*Exercise goal*.
Reproduce all of the data exactly.

Begin Dataset extract

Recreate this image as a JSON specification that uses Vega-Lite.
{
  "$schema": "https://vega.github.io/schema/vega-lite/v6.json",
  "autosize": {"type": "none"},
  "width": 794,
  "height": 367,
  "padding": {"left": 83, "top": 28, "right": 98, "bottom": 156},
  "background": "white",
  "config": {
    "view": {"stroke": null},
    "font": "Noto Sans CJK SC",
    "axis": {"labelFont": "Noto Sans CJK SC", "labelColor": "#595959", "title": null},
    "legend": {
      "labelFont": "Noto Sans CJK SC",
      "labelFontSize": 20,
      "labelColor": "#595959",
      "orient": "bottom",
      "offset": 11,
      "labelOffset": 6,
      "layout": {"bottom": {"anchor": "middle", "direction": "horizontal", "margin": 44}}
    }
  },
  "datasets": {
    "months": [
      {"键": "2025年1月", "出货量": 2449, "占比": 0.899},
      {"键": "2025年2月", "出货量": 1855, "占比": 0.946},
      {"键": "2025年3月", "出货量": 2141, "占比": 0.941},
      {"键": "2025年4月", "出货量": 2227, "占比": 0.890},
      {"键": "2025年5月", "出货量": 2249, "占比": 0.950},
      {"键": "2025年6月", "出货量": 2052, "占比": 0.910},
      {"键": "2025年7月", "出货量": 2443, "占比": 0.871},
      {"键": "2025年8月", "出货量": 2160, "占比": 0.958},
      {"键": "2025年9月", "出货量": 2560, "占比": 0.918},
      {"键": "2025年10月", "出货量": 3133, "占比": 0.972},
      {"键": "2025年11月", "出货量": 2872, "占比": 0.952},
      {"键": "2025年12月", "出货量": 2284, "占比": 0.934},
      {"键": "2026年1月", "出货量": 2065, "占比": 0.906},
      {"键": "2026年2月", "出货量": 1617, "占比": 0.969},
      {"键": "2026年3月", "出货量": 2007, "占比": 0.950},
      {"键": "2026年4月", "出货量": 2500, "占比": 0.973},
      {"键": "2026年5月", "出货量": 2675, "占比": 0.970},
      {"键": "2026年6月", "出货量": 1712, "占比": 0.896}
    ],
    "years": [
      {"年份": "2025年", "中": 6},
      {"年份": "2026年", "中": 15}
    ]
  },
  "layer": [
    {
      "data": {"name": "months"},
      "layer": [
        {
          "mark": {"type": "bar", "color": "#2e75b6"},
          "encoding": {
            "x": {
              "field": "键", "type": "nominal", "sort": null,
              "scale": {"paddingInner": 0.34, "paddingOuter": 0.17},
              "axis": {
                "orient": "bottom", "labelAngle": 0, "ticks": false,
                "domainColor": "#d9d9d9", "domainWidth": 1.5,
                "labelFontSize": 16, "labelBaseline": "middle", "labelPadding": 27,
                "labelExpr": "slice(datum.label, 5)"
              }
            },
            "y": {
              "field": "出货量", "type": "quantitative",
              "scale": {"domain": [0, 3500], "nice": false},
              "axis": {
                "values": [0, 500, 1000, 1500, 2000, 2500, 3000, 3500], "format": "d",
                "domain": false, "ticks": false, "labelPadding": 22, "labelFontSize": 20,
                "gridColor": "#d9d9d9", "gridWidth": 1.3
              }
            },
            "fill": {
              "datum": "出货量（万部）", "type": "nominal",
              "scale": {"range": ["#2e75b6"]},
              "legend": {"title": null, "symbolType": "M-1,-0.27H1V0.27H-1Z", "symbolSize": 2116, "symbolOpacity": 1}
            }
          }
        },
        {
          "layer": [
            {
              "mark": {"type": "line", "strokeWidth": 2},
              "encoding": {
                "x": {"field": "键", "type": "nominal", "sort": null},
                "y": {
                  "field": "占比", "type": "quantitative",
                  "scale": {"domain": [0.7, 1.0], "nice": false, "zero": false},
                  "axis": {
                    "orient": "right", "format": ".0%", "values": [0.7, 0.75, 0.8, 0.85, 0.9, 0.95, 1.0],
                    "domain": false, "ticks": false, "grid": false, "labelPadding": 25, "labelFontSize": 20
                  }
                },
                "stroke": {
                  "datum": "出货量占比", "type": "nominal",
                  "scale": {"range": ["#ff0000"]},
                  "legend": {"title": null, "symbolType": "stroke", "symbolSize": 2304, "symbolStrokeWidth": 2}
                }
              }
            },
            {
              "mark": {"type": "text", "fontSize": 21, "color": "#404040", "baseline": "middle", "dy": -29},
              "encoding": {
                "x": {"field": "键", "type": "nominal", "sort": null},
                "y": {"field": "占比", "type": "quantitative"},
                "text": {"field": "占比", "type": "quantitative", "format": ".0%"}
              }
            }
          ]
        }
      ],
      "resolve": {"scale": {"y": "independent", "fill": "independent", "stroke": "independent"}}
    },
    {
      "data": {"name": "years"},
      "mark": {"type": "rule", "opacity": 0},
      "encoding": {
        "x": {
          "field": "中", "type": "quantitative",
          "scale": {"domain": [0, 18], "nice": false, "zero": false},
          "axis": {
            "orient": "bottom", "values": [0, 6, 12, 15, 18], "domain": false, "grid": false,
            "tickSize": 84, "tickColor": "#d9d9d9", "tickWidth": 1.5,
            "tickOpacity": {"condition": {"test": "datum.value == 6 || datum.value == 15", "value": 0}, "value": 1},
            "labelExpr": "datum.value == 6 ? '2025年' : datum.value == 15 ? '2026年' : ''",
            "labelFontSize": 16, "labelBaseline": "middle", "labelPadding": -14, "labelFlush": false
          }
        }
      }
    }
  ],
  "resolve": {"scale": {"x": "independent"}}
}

End Dataset extract

*Exercise output*.
Recreate this image as a JSON specification that uses Vega-Lite.
{
  "$schema": "https://vega.github.io/schema/vega-lite/v6.json",
  "autosize": {"type": "none"},
  "width": 794,
  "height": 367,
  "padding": {"left": 83, "top": 28, "right": 98, "bottom": 156},
  "background": "white",
  "config": {
    "view": {"stroke": null},
    "font": "Noto Sans CJK SC",
    "axis": {"labelFont": "Noto Sans CJK SC", "labelColor": "#595959", "title": null},
    "legend": {
      "labelFont": "Noto Sans CJK SC",
      "labelFontSize": 20,
      "labelColor": "#595959",
      "orient": "bottom",
      "offset": 11,
      "labelOffset": 6,
      "layout": {"bottom": {"anchor": "middle", "direction": "horizontal", "margin": 44}}
    }
  },
  "datasets": {
    "months": [
      {"键": "2025年1月", "出货量": 2449, "占比": 0.899},
      {"键": "2025年2月", "出货量": 1855, "占比": 0.946},
      {"键": "2025年3月", "出货量": 2141, "占比": 0.941},
      {"键": "2025年4月", "出货量": 2227, "占比": 0.890},
      {"键": "2025年5月", "出货量": 2249, "占比": 0.950},
      {"键": "2025年6月", "出货量": 2052, "占比": 0.910},
      {"键": "2025年7月", "出货量": 2443, "占比": 0.871},
      {"键": "2025年8月", "出货量": 2160, "占比": 0.958},
      {"键": "2025年9月", "出货量": 2560, "占比": 0.918},
      {"键": "2025年10月", "出货量": 3133, "占比": 0.972},
      {"键": "2025年11月", "出货量": 2872, "占比": 0.952},
      {"键": "2025年12月", "出货量": 2284, "占比": 0.934},
      {"键": "2026年1月", "出货量": 2065, "占比": 0.906},
      {"键": "2026年2月", "出货量": 1617, "占比": 0.969},
      {"键": "2026年3月", "出货量": 2007, "占比": 0.950},
      {"键": "2026年4月", "出货量": 2500, "占比": 0.973},
      {"键": "2026年5月", "出货量": 2675, "占比": 0.970},
      {"键": "2026年6月", "出货量": 1712, "占比": 0.896}
    ],
    "years": [
      {"年份": "2025年", "中": 6},
      {"年份": "2026年", "中": 15}
    ]
  },
  "layer": [
    {
      "data": {"name": "months"},
      "layer": [
        {
          "mark": {"type": "bar", "color": "#2e75b6"},
          "encoding": {
            "x": {
              "field": "键", "type": "nominal", "sort": null,
              "scale": {"paddingInner": 0.34, "paddingOuter": 0.17},
              "axis": {
                "orient": "bottom", "labelAngle": 0, "ticks": false,
                "domainColor": "#d9d9d9", "domainWidth": 1.5,
                "labelFontSize": 16, "labelBaseline": "middle", "labelPadding": 27,
                "labelExpr": "slice(datum.label, 5)"
              }
            },
            "y": {
              "field": "出货量", "type": "quantitative",
              "scale": {"domain": [0, 3500], "nice": false},
              "axis": {
                "values": [0, 500, 1000, 1500, 2000, 2500, 3000, 3500], "format": "d",
                "domain": false, "ticks": false, "labelPadding": 22, "labelFontSize": 20,
                "gridColor": "#d9d9d9", "gridWidth": 1.3
              }
            },
            "fill": {
              "datum": "出货量（万部）", "type": "nominal",
              "scale": {"range": ["#2e75b6"]},
              "legend": {"title": null, "symbolType": "M-1,-0.27H1V0.27H-1Z", "symbolSize": 2116, "symbolOpacity": 1}
            }
          }
        },
        {
          "layer": [
            {
              "mark": {"type": "line", "strokeWidth": 2},
              "encoding": {
                "x": {"field": "键", "type": "nominal", "sort": null},
                "y": {
                  "field": "占比", "type": "quantitative",
                  "scale": {"domain": [0.7, 1.0], "nice": false, "zero": false},
                  "axis": {
                    "orient": "right", "format": ".0%", "values": [0.7, 0.75, 0.8, 0.85, 0.9, 0.95, 1.0],
                    "domain": false, "ticks": false, "grid": false, "labelPadding": 25, "labelFontSize": 20
                  }
                },
                "stroke": {
                  "datum": "出货量占比", "type": "nominal",
                  "scale": {"range": ["#ff0000"]},
                  "legend": {"title": null, "symbolType": "stroke", "symbolSize": 2304, "symbolStrokeWidth": 2}
                }
              }
            },
            {
              "mark": {"type": "text", "fontSize": 21, "color": "#404040", "baseline": "middle", "dy": -29},
              "encoding": {
                "x": {"field": "键", "type": "nominal", "sort": null},
                "y": {"field": "占比", "type": "quantitative"},
                "text": {"field": "占比", "type": "quantitative", "format": ".0%"}
              }
            }
          ]
        }
      ],
      "resolve": {"scale": {"y": "independent", "fill": "independent", "stroke": "independent"}}
    },
    {
      "data": {"name": "years"},
      "mark": {"type": "rule", "opacity": 0},
      "encoding": {
        "x": {
          "field": "中", "type": "quantitative",
          "scale": {"domain": [0, 18], "nice": false, "zero": false},
          "axis": {
            "orient": "bottom", "values": [0, 6, 12, 15, 18], "domain": false, "grid": false,
            "tickSize": 84, "tickColor": "#d9d9d9", "tickWidth": 1.5,
            "tickOpacity": {"condition": {"test": "datum.value == 6 || datum.value == 15", "value": 0}, "value": 1},
            "labelExpr": "datum.value == 6 ? '2025年' : datum.value == 15 ? '2026年' : ''",
            "labelFontSize": 16, "labelBaseline": "middle", "labelPadding": -14, "labelFlush": false
          }
        }
      }
    }
  ],
  "resolve": {"scale": {"x": "independent"}}
}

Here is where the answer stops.